Augmented Search uses Elasticsearch aliases when communicating with data indices and share indices across multiple sites (with different indices based on language and content type). When triggering indexing across all configured sites, Augmented Search creates a set of new indices and start populating them with data. Once the indexing is complete, the alias is updated to point to the new indices, and the old indices are deleted. This operation of creating new indices allow for new mappings or new settings to be applied to the newly created indices.

When triggering indexing for one single site, Augmented Search goes through all of the Jahia nodes for that particular site and pushes them to Elasticsearch. This results in either an update of existing documents or the creation of new documents (for new sites), but the indices themselves are not modified (only their content for the site being indexed), therefore not modifying their mapping nor settings.

Excluding a document

In some situations, it might be necessary to exclude a document from Augmented Search, for example, if you want to make sure specific content cannot show up in the excerpt (see Search results and content filtering).

Excluding content can be done using the Remove From Augmented Search Results mixin. If the document was previously indexed, it will be removed from Augmented Search upon save.

augmented-search-skip-indexing.png

Two options are available:

  • Remove content only
    Removes only the selected content. If this content has subcontent defined as indexedMainResourcesTypes in the Augmented Search configuration file, the subcontent will be indexed. This is useful when a site contains a tree of documents, for example news organized by year.

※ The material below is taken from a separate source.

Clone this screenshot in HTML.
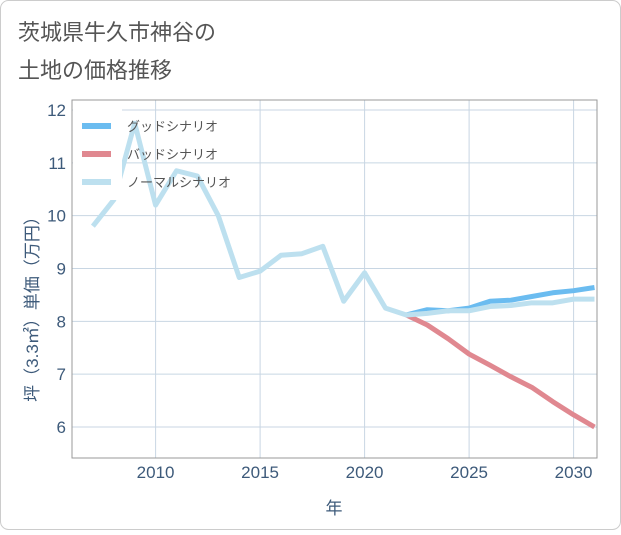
<!DOCTYPE html>
<html><head><meta charset="utf-8"><style>
body{margin:0;background:#fff;font-family:"Liberation Sans","Noto Sans CJK JP",sans-serif;}
</style></head><body>
<svg width="621" height="530" xmlns="http://www.w3.org/2000/svg">
<rect x="0.5" y="0.5" width="620" height="529" rx="8" fill="#fff" stroke="#ccc"/>
<text x="18" y="40" font-size="22" fill="#555">茨城県牛久市神谷の</text>
<text x="18" y="78" font-size="22" fill="#555">土地の価格推移</text>
<g id="grid"></g>
<rect x="72" y="100" width="525" height="358" fill="none" stroke="#999"/>
<g id="series"></g>
<rect x="73" y="108" width="49" height="92" fill="#fff"/>
<g id="legend"></g>
<text x="38" y="305" font-size="17" fill="#3d5a7a" transform="rotate(-90 38 305)" text-anchor="middle">坪（3.3㎡）単価（万円）</text>
<text x="334" y="514" font-size="17" fill="#3d5a7a" text-anchor="middle">年</text>
</svg>
<script>
const yTicks=[6,7,8,9,10,11,12];
const xTicks=[2010,2015,2020,2025,2030];
const normalYears=[2007,2008,2009,2010,2011,2012,2013,2014,2015,2016,2017,2018,2019,2020,2021,2022,2023,2024,2025,2026,2027,2028,2029,2030,2031];
const normalVals=[9.8,10.3,11.75,10.2,10.85,10.75,10.0,8.83,8.95,9.25,9.28,9.42,8.38,8.92,8.25,8.12,8.15,8.2,8.2,8.28,8.3,8.35,8.35,8.42,8.42];
const futureYears=[2022,2023,2024,2025,2026,2027,2028,2029,2030,2031];
const goodVals=[8.12,8.22,8.2,8.25,8.38,8.4,8.47,8.54,8.58,8.64];
const badVals=[8.12,7.93,7.67,7.38,7.17,6.95,6.75,6.48,6.23,6.0];
const NS="http://www.w3.org/2000/svg";
const X=y=>72+(y-2006)*20.9;
const Y=v=>110+(12-v)*52.83;
const grid=document.getElementById('grid');
yTicks.forEach(t=>{
 const l=document.createElementNS(NS,'line');
 l.setAttribute('x1',72);l.setAttribute('x2',597);l.setAttribute('y1',Y(t));l.setAttribute('y2',Y(t));
 l.setAttribute('stroke','#c8d6e3');
 
 
 grid.appendChild(l);
 const s=document.createElementNS(NS,'text');
 s.setAttribute('x',66);s.setAttribute('y',Y(t)+6);s.setAttribute('text-anchor','end');
 s.setAttribute('font-size','17');s.setAttribute('fill','#3d5a7a');s.textContent=t;
 
 
 grid.appendChild(s);
});
xTicks.forEach(t=>{
 const l=document.createElementNS(NS,'line');
 l.setAttribute('x1',X(t));l.setAttribute('x2',X(t));l.setAttribute('y1',100);l.setAttribute('y2',458);
 l.setAttribute('stroke','#c8d6e3');
 
 
 grid.appendChild(l);
 const s=document.createElementNS(NS,'text');
 s.setAttribute('x',X(t));s.setAttribute('y',478);s.setAttribute('text-anchor','middle');
 s.setAttribute('font-size','17');s.setAttribute('fill','#3d5a7a');s.textContent=t;
 
 
 grid.appendChild(s);
});
const ser=document.getElementById('series');
function line(xs,vs,color,name){
 const p=document.createElementNS(NS,'polyline');
 p.setAttribute('points',xs.map((x,i)=>X(x)+','+Y(vs[i])).join(' '));
 p.setAttribute('fill','none');p.setAttribute('stroke',color);p.setAttribute('stroke-width','5');
 p.setAttribute('stroke-linejoin','round');
 
 
 ser.appendChild(p);
}
line(futureYears,badVals,'#e08890','bad-scenario-line');
line(futureYears,goodVals,'#6bbcf0','good-scenario-line');
line(normalYears,normalVals,'#bde0ef','normal-scenario-line');
const lg=document.getElementById('legend');
[['グッドシナリオ','#6bbcf0'],['バッドシナリオ','#e08890'],['ノーマルシナリオ','#bde0ef']].forEach((e,i)=>{
 const y=126+i*28;
 const l=document.createElementNS(NS,'line');
 l.setAttribute('x1',82);l.setAttribute('x2',111);l.setAttribute('y1',y);l.setAttribute('y2',y);
 l.setAttribute('stroke',e[1]);l.setAttribute('stroke-width','6');
 
 
 lg.appendChild(l);
 const t=document.createElementNS(NS,'text');
 t.setAttribute('x',127);t.setAttribute('y',y+5);t.setAttribute('font-size','13');t.setAttribute('fill','#555');
 t.textContent=e[0];
 
 
 lg.appendChild(t);
});
</script>
</body></html>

You might not want to have the page listing news for the year 2018 available in search results but would want each individual news item to be indexed.
  • Remove content and sub-content items
    Removes both content and subcontent, even if the subcontent is defined as an indexedMainResourcesTypes.

Excluding a parent will also exclude all of its subpages.

Modifying Elasticsearch mapping

Note that any modifications to the Elasticsearch mapping require a reindexing of the content for all sites.